UK patients suffering from advanced breast cancer have gained a new treatment option after Japanese drugmaker Eisai launched its marine-based drug Halaven onto the market.
Halaven (eribulin) was given a green light by European regulators last month for patients with locally advanced breast cancer whose disease has progressed after at least two chemotherapy regimens (including an anthracycline and a taxane unless unsuitable).
Breast cancer is the most common cancer in the UK, accounting for about 16% of female cancer deaths. Thirty percent of women diagnosed with early or localised breast cancer will go on to develop metastatic or advanced disease, for which treatment options are somewhat limited.
Halaven's emergence on the market has caused quite a buzz among clinicians given that, according to Eisai, it is the first single-agent therapy to show a significant overall survival benefit in patients with advanced stage diseae.

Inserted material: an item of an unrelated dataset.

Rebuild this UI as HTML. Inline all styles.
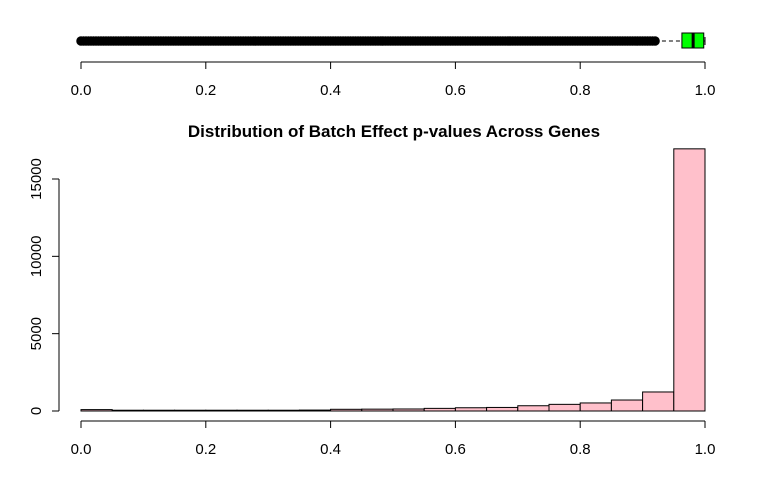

It's approval was based on data from a Phase III clincial trial (EMBRACE), which compared overall survival those given Halaven versus a Treatment of Physician’s Choice (TPC; any single-agent chemotherapy, hormonal treatment or biologic therapy approved for the treatment of cancer; or palliative treatment or radiotherapy administered according to local practice).
The study involved 762 patients with metastatic breast cancer, previously treated with at least two and a maximum of five prior chemotherapies, and found that median overall survival the Halaven group was 13.2 months versus 10.5 months for the TPC arm, clearly showing a survival benefit.
According to consultant medical oncologist Andrew Wardley, Halaven "addresses an urgent need for new treatment options for women with advanced breast cancer who have previously received multiple treatments".
While the drug is currently only licensed for advanced breast cancer, its potential in earlier stages of the disease is currently being assessed in a study pitting it against Roche's chemotherapy Xeloda (capecitabine). Results are expected something in the next year, and if positive could substantialy widen the number of patients eligible for treatment.